If cardinals who know each other less are more susceptible to moving early with the crowd, it would make sense that this group dynamic would itself be open to easier, more superficial outside influence, including by the media, and even well-timed unsubstantiated reports or rumors.

Melloni’s proposal, that Francis make future conclaves vote only once a day, could in turn put a brake on any runaway candidate gaining instant momentum and election.

Assuming, for the sake of argument, that a candidate like Ratzinger emerged from the first ballot with a simple but not two-thirds majority, there would be at least a day, if not two or even three, for the cardinals to seriously weigh their choice and consider their other options.

And, in the case of another Scola-type occurrence, a drawn out voting process could create the space for the cardinals to discuss, and when appropriate dismiss, any late-breaking media stories meant to bear upon candidates’ suitability.
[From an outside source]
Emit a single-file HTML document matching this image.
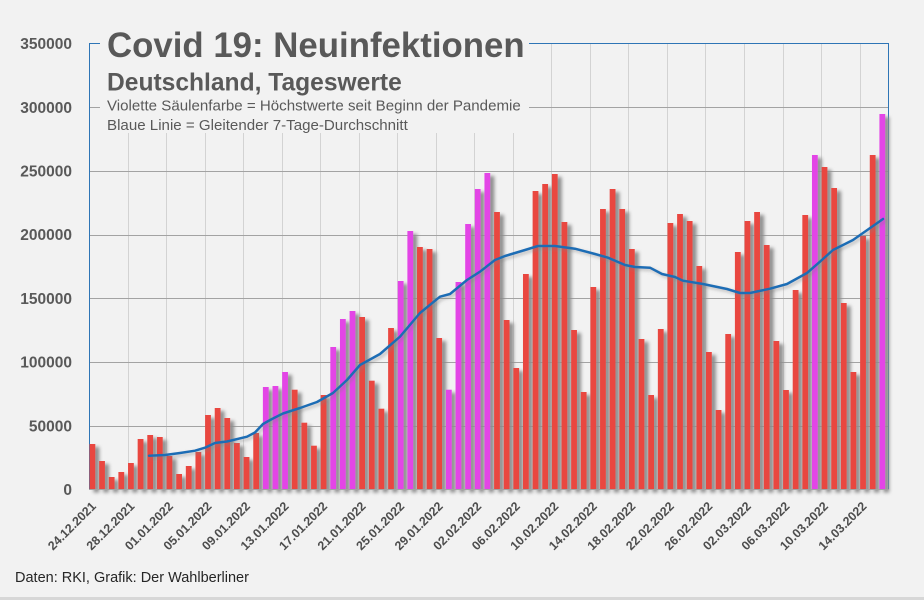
<!DOCTYPE html>
<html><head><meta charset="utf-8"><style>
html,body{margin:0;padding:0;background:#f2f2f2;}
svg{display:block;}
text{font-family:"Liberation Sans",Arial,sans-serif;}
</style></head><body>
<svg width="924" height="600" viewBox="0 0 924 600" xmlns="http://www.w3.org/2000/svg">
<defs>
<filter id="sh" x="-80%" y="-10%" width="260%" height="125%">
<feDropShadow dx="4" dy="3" stdDeviation="1.8" flood-color="#8c8c8c" flood-opacity="1"/>
</filter>
<filter id="lsh" x="-5%" y="-20%" width="110%" height="140%">
<feDropShadow dx="2" dy="2" stdDeviation="1.5" flood-color="#808080" flood-opacity="0.5"/>
</filter>
</defs>
<rect width="924" height="600" fill="#f2f2f2"/>
<rect x="0" y="597" width="924" height="3" fill="#d7d7d7"/>
<g id="vgrid" stroke="#d3d3d3" stroke-width="1"></g>
<g id="hgrid" stroke="#a3a3a3" stroke-width="1"></g>
<rect x="89.5" y="43.5" width="799" height="446" fill="none" stroke="#2e75b6" stroke-width="1"/>
<g id="bars" filter="url(#sh)"></g>
<line x1="89" y1="489.5" x2="889" y2="489.5" stroke="#a3a3a3" stroke-width="1"/>
<polyline filter="url(#lsh)" fill="none" stroke="#1f6db5" stroke-width="2.5" stroke-linejoin="round" stroke-linecap="round"
points="149,455.7 165,455 180,453 195,450.7 205,447.7 215,443 227,441.5 247,436.7 255,432.5 263,424 272,419 283,413.5 300,408 317,402 333,393 347,380 360,365 380,354 400,336.7 420,313 440,296.7 450,294 467,280 480,271.7 495,260 505,256 525,250 538,246 555,246 575,248.7 595,254 608,257.7 625,265 635,267 650,267.7 662,274 675,277 683,280.7 703,284 727,289 740,293 750,293 770,288.7 787,284 807,273 820,261.7 833,250 853,240 863,233 883,219"/>
<g id="ylab" font-size="15.5" font-weight="bold" fill="#595959" text-anchor="end"></g>
<g id="xlab" font-size="12.4" font-weight="bold" fill="#4d4d4d" text-anchor="end"></g>
<rect x="100" y="25" width="429" height="108" fill="#f2f2f2"/>
<text x="107" y="57" font-size="34.8" font-weight="bold" fill="#595959">Covid 19: Neuinfektionen</text>
<text x="107" y="90.5" font-size="24.6" font-weight="bold" fill="#595959">Deutschland, Tageswerte</text>
<text x="107" y="110.5" font-size="15.1" fill="#595959">Violette Säulenfarbe = Höchstwerte seit Beginn der Pandemie</text>
<text x="107" y="130" font-size="15.1" fill="#595959">Blaue Linie = Gleitender 7-Tage-Durchschnitt</text>
<text x="15" y="582" font-size="14.5" fill="#262626">Daten: RKI, Grafik: Der Wahlberliner</text>
</svg>
<script>
(function(){
var NS="http://www.w3.org/2000/svg";
function el(n,a,p,t){var e=document.createElementNS(NS,n);for(var k in a)e.setAttribute(k,a[k]);if(t!==undefined)e.textContent=t;p.appendChild(e);return e;}
var vg=document.getElementById('vgrid');
for(var k=1;k<=20;k++){var x=Math.round(89+38.53*k)+0.5;el('line',{x1:x,y1:43.5,x2:x,y2:489.5},vg);}
var hg=document.getElementById('hgrid'),yl=document.getElementById('ylab');
for(var k=0;k<=7;k++){var y=489.5-k*63.7;if(k>0&&k<7)el('line',{x1:89,y1:Math.round(y)+0.5,x2:889,y2:Math.round(y)+0.5},hg);
el('text',{x:72,y:(y+5.5).toFixed(1)},yl,String(k*50000));}
var tops=[444,461,477,472,463,439,435,437,456,474,466,452,415,408,418,443,457,433,387,386,372,389.7,422.7,445.7,395,347,319,311,317,380.7,408.7,328,281,231,247,249,338,389.7,282,224,189,173,212,320,368,274,191,184,174,222,330,392,287,209,189,209,249,339,395,329,223,214,221,266,352,410,334,252,221,212,245,341,390,290,215,155,167,188,303,372,236,155,114];
var vio={18:1,19:1,20:1,25:1,26:1,27:1,32:1,33:1,37:1,38:1,39:1,40:1,41:1,75:1,82:1};
var bg=document.getElementById('bars');
for(var i=0;i<tops.length;i++){var x=89.5+9.633*i;el('rect',{x:x.toFixed(2),y:tops[i],width:5.8,height:(489.5-tops[i]).toFixed(1),fill:vio[i]?'#e345e6':'#e9473f'},bg);}
var d=['24.12.2021','28.12.2021','01.01.2022','05.01.2022','09.01.2022','13.01.2022','17.01.2022','21.01.2022','25.01.2022','29.01.2022','02.02.2022','06.02.2022','10.02.2022','14.02.2022','18.02.2022','22.02.2022','26.02.2022','02.03.2022','06.03.2022','10.03.2022','14.03.2022'];
var xl=document.getElementById('xlab');
for(var j=0;j<d.length;j++){var cx=93.8+9.633*4*j+3;el('text',{x:cx.toFixed(1),y:507,transform:'rotate(-45 '+cx.toFixed(1)+' 507)'},xl,d[j]);}
})();
</script>
</body></html>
More than either of these, though, slowing down the conclave so it becomes again a deliberation of at least days instead of hours would also clear the space for otherwise unheralded candidates to emerge, be considered, and even elected — as was the case with the Polish Karol Wojtyła, who only came under consideration following a deadlock between the early front-runner Italians, Cardinals Siri and Benelli. 

No one hopes for a return to medieval conclaves which could last months. 

But it increasingly seems like cardinals are taking no time at all to make up their minds in the most important decision in the life of the Church. In that circumstance, it can become easier to see the conclave manipulated, in which interested parties aim to set a potentially decisive narrative in advance. 

And that scenario is the opposite of the prayerful discernment the conclave exists to create.